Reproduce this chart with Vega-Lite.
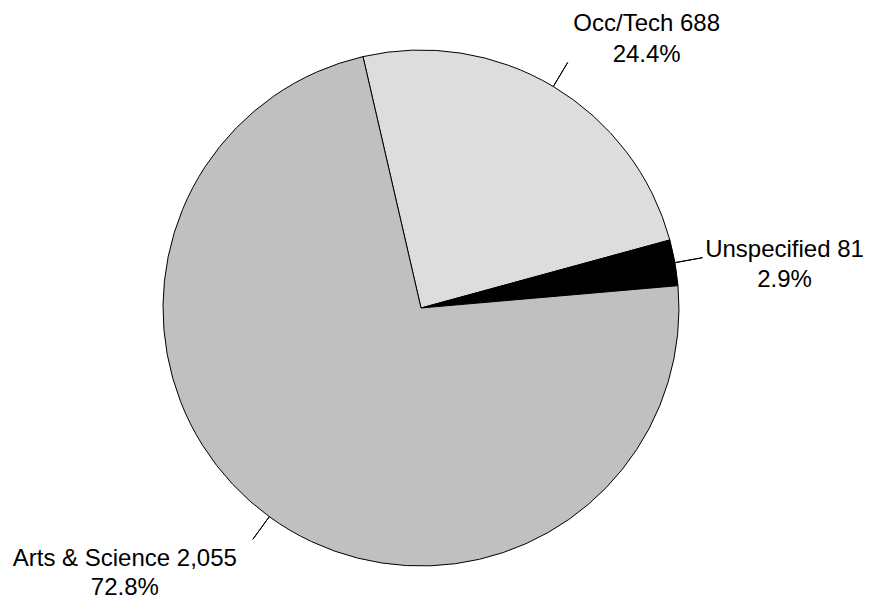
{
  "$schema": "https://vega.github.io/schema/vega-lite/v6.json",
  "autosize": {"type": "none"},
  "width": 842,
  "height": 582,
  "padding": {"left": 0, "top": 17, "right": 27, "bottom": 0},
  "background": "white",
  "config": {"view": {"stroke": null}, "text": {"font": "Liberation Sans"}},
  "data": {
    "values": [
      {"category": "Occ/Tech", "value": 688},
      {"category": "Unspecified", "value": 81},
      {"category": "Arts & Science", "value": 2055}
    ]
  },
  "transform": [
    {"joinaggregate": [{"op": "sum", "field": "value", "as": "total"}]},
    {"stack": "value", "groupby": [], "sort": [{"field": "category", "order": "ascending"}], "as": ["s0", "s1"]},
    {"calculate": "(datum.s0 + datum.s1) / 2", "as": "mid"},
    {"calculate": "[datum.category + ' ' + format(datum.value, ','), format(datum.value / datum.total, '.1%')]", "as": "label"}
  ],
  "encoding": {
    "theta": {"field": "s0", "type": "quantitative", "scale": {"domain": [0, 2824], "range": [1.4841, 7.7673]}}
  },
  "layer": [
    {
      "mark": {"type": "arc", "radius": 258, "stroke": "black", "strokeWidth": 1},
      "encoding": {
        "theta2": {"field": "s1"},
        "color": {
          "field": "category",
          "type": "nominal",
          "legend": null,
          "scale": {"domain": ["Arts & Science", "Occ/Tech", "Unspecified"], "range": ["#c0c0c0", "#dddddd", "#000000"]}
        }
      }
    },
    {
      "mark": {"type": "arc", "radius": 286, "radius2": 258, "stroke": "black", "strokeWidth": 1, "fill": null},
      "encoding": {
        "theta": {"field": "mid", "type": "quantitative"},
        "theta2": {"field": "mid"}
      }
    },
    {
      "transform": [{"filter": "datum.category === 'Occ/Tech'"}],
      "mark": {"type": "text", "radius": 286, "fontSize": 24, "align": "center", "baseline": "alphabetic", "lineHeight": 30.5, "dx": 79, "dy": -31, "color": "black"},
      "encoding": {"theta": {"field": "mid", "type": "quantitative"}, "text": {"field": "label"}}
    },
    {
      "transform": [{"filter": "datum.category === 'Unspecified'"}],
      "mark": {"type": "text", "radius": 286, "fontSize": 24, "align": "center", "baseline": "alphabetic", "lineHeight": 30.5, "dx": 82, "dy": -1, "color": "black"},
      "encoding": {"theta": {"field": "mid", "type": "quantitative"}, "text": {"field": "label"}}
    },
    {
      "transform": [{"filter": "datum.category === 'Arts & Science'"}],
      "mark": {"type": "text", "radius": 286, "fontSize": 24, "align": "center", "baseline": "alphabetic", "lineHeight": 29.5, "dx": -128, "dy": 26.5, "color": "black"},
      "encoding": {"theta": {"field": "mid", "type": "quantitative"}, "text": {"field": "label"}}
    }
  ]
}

◆ ◆ ◆ ◆ ◆ ◆ ◆

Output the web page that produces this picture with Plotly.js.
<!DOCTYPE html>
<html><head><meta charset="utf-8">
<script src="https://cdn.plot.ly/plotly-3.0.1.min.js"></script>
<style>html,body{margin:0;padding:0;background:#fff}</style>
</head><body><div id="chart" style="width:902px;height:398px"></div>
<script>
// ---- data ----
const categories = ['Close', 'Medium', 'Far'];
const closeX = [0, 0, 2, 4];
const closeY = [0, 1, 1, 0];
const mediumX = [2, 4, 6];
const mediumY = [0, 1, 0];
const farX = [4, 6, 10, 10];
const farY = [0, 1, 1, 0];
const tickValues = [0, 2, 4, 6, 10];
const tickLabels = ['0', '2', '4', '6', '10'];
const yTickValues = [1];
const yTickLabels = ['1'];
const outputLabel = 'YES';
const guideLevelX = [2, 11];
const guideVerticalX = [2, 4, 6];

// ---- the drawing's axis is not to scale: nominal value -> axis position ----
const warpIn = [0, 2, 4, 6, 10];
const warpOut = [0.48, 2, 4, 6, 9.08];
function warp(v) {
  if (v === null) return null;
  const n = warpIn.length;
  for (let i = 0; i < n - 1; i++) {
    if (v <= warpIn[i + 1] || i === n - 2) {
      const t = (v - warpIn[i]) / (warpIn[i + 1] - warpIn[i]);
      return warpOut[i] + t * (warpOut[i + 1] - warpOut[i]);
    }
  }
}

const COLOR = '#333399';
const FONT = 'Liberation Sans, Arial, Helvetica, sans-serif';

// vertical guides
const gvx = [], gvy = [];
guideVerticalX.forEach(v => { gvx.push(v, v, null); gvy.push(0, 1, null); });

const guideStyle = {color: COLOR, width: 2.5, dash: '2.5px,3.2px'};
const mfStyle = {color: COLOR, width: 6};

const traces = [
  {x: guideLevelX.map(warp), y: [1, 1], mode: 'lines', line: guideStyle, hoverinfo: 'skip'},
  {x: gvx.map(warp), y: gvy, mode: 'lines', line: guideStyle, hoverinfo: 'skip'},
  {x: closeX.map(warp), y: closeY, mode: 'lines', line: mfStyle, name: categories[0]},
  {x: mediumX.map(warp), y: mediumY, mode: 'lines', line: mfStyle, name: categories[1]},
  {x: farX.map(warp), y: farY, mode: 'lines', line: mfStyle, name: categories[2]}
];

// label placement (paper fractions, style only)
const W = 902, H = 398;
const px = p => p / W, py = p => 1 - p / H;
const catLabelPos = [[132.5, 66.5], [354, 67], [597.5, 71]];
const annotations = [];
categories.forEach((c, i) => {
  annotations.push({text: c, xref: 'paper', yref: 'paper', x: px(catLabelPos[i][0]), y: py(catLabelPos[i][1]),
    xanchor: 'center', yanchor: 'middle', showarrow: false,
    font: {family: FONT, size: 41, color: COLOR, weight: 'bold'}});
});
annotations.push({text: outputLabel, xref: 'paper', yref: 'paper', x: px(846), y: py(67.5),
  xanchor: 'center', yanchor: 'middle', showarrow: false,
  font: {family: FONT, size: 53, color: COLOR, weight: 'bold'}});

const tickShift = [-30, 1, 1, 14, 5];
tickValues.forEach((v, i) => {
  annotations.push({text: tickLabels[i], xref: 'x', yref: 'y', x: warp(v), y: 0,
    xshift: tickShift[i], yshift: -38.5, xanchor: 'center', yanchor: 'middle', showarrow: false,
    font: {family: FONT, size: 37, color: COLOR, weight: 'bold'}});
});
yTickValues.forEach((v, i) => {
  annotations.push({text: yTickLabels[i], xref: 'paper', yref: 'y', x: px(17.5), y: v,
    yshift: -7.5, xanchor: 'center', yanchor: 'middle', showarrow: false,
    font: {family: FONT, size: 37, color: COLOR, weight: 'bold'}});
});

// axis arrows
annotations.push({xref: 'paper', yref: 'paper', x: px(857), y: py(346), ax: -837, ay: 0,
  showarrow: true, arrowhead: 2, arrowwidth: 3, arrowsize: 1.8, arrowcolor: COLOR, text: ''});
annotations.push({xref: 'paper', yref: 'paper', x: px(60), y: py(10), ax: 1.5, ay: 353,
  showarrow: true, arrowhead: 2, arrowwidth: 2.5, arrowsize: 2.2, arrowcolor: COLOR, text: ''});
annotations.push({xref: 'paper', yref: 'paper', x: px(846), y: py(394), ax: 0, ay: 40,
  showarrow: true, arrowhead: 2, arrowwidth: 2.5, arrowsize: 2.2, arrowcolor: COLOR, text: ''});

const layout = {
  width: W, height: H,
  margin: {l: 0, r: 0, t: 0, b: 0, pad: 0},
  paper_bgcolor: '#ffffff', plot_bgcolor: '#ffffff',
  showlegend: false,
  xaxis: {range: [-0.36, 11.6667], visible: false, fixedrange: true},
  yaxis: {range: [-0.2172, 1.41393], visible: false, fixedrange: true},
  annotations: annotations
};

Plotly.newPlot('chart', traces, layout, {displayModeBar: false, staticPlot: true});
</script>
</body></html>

◆ ◆ ◆ ◆ ◆ ◆ ◆

(Written request) Check each line of these records for the string "this" and state only how many lines have it.

(Written response) 2